In the world of smart, connected cars, Huawei also believes such a platform will facilitate car-sharing, AI-based sensors to monitor drivers and passengers, to say nothing of the tech required to make automated driving en masse a safe reality. This is a shift, Huawei believes, from electric and electronic (E/E) architectures to computing and communications (C/C) architectures, built around networks and domain controllers.
HiCar featured prominently at Huawei’s Developer Conference in September. Some 20 automakers and 30 apps, a flagship role in the “seamless Ai life” strategy that is intended to connect core Huawei products with Huawei-powered peripherals. Huawei sees the ICT platform as being worth 70% of the value of a car. And then there’s the data, the stickiness, the relationships with manufacturers worldwide looking ongoing services to sell car buyers. Huawei even has the mapping platform in place now, to drive its navigation offerings.
Huawei is pouring money into this new automotive venture, seeking to become the “leading Chinese platform provider” in the space. “Today we are already partnering with more than 20 automakers,” Yu confirmed at HDC, “and five million head units are preloading HiCar.”
All very well. But this is really about cloud and IoT, data, recurring services, and creating an ecosystem that buys automakers into a revenue share that may not be available from the other mobile ecosystems. As the world shifts to ever smarter, electric vehicles, the ICT platform becomes more than a head unit, more than an entrainment and communications module. Quite how far Huawei intends to go, we don’t yet know.
Few details are yet available on the new smart screen itself—think a dash-mounted tablet that runs your apps, plays music, makes calls, provides advanced navigation and other location services. As the company searches for new revenue streams to work around U.S. restrictions, you can also expect a wide range of services provided by Huawei in tandem with the automakers.
The problem for Huawei, of course, is that outside China it doesn’t have the dominant market position to drive this home. But in China, it’s a different story. And while the latest quarterly smartphone sales showed Huawei slipping, it still secured some 36% of the market and a bigger share of the premium segment.

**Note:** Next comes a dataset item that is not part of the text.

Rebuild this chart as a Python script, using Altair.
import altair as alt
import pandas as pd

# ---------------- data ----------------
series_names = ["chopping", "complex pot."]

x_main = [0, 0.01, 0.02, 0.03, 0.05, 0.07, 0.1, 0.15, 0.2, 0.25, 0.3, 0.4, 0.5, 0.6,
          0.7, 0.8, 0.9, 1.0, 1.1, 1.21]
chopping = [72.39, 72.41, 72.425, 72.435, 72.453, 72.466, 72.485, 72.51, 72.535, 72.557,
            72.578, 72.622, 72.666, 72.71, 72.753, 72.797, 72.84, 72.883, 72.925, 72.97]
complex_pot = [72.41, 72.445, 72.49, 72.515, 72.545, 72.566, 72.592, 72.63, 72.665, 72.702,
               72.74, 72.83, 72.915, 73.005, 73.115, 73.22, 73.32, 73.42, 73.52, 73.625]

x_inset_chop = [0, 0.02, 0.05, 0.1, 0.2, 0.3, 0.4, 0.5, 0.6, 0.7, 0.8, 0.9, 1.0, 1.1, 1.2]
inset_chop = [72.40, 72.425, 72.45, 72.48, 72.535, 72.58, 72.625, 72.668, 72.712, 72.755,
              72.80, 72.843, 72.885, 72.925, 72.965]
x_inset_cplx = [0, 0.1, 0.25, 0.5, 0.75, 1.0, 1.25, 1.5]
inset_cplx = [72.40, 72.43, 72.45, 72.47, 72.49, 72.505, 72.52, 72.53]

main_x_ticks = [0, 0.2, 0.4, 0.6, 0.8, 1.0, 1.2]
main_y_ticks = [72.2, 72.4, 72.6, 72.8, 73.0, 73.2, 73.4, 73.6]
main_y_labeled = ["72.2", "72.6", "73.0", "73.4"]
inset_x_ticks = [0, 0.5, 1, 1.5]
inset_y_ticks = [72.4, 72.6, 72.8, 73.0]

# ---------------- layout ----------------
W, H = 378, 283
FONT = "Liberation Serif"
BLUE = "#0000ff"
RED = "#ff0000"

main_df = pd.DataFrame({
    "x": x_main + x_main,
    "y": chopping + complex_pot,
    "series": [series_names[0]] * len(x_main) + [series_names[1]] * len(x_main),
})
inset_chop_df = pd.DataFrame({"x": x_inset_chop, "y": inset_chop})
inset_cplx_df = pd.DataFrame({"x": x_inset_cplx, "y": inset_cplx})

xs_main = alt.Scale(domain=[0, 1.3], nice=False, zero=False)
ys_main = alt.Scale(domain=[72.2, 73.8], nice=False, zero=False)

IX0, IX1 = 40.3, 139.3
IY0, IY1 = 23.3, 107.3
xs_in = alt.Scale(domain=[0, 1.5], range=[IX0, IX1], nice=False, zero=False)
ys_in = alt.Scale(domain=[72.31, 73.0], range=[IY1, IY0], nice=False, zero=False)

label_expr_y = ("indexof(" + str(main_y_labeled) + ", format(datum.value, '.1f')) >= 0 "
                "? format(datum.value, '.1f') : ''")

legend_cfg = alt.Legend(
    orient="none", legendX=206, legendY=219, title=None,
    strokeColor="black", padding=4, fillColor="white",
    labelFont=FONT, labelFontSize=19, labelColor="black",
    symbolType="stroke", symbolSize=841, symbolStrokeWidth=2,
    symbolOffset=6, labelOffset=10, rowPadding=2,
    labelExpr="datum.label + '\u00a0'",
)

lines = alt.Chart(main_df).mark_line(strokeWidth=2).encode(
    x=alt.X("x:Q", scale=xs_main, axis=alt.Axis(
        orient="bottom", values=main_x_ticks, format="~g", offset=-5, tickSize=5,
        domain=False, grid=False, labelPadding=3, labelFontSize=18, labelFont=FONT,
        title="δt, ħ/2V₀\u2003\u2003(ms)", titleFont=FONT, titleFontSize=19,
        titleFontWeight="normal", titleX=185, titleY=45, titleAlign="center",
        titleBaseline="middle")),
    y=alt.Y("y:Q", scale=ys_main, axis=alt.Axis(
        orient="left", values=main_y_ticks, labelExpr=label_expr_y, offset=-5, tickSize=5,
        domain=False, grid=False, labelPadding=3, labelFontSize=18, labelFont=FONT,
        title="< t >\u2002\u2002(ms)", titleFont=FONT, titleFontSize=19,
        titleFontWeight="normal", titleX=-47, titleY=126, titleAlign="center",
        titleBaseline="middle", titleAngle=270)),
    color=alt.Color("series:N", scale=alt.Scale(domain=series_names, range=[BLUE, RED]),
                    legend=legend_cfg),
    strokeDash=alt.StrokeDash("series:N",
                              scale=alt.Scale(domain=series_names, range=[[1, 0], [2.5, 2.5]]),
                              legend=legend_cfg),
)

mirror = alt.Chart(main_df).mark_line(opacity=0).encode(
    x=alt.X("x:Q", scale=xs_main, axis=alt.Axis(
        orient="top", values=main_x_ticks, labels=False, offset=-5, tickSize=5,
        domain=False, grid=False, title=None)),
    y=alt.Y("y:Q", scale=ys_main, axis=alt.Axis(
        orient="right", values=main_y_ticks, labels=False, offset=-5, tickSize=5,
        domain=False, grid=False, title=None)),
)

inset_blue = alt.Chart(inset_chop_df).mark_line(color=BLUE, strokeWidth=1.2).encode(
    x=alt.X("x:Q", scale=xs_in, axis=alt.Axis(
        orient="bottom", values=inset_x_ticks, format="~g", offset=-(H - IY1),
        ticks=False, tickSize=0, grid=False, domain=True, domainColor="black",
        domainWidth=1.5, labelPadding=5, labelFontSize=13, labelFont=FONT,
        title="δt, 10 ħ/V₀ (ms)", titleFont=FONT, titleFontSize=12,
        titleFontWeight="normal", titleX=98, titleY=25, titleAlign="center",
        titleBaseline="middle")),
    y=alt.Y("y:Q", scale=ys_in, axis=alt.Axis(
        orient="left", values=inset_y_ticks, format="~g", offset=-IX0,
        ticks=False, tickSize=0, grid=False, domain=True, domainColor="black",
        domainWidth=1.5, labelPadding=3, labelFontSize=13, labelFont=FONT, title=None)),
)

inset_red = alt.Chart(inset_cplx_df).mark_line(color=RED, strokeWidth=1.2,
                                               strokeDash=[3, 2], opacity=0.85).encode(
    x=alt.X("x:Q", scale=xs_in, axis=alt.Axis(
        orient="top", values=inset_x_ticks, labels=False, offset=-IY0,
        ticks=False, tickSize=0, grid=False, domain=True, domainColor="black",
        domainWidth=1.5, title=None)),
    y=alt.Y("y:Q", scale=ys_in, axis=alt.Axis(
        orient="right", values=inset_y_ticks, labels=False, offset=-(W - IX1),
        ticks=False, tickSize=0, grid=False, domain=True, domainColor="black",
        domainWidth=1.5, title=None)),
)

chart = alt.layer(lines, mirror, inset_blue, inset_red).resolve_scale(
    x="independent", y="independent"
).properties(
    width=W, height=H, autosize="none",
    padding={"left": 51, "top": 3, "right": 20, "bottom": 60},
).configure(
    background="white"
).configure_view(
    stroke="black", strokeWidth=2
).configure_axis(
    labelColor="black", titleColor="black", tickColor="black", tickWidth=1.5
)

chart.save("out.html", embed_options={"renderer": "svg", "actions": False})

So, look beyond the smart display and its clever portrait to landscape adaptation to redirect smartphone apps, and think to the API-level integration to multiple car systems, to cameras and safety checks, to a cloud ecosystem connecting each car to a full-scale backend. That’s the vision—and as Huawei’s core 5G and smartphone businesses continue to struggle under the blacklist, this will gain ever more prominence.

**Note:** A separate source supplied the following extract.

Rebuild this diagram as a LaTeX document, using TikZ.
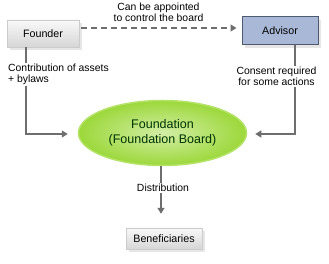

It’s not beyond the realms of possibilities that Huawei finds itself pushed as far as to break-up the business, to reshape into a collection of mini-Huaweis that would be less of a perceived threat to the U.S. That’s certainly one hypothesis from recent reports that the company is considering the sale of its Honor smartphone unit. And if that happens it’s clear that automotive will figure prominently in what happens next.